Why it matters: Voters are facing 10 big questions that could redirect the state's approach on issues like crime and criminal justice, school funding, rent control and climate spending.
Here's a brief rundown on the ballot measures coming your way:
📚 Proposition 2: Allows the state to borrow $10 billion to fix and build school facilities, with $8.5 billion headed to K-12 schools and $1.5 billion to community colleges.
🏳️🌈 Proposition 3: Amends the California Constitution to remove language that still says a marriage can only be between a man and a woman.
🌎 Proposition 4: Allows the state to borrow $10 billion for climate spending, including $3.8 billion for water projects, $1.5 billion for wildfire prevention, $1.2 billion to mitigate sea-level rise and $1.2 billion for land conservation.
🗳️Proposition 5: Lowers the voter approval threshold needed for local housing and infrastructure bond measures from two-thirds to 55%.
🚫 Proposition 6: Amends the state constitution to ban involuntary servitude as punishment for a crime, and disallow state prisons from disciplining inmates who refuse to work. Prisons can still give time credits in exchange for work.
💲Proposition 32: Increases the minimum wage from $16 to $18 for employees of companies with 26 or more worker in 2025, and for everyone in 2026. Inflation adjustments to the minimum wage resume in 2027.
🏡 Proposition 33: Allows local governments to implement rent control, eliminating the 1995 law known as Costa-Hawkins. Cities could also restrict how much a landlord could increase rent for a new tenant.

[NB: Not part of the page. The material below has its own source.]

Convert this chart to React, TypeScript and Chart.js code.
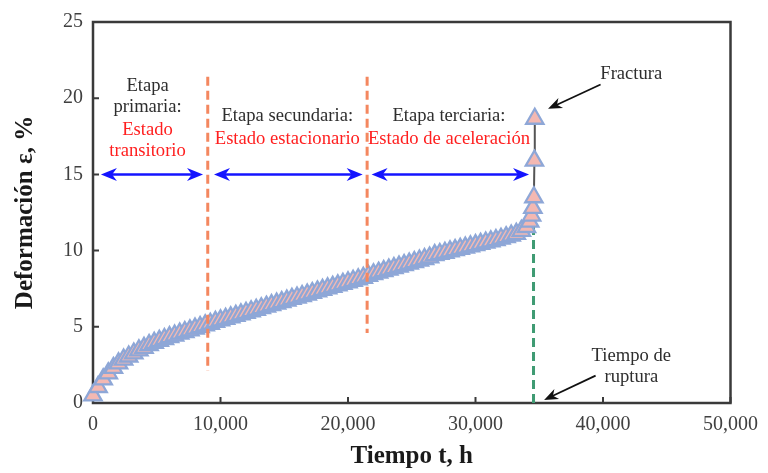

❤️🩹 Proposition 34: Forces certain health care groups to spend 98% of revenue earned in California on direct patient care.
- As CalMatters has covered, Prop. 34 is sponsored by landlords and appears to affect only the AIDS Healthcare Foundation, a nonprofit funding Prop. 33, its third attempted rent control measure.
🏥 Proposition 35: Makes a state tax on health plans that is due to expire at the end of 2026 permanent, beginning in 2027.
🚔 Proposition 36: Increases penalties for some drug and theft crimes, partially rolling back 2014's Proposition 47.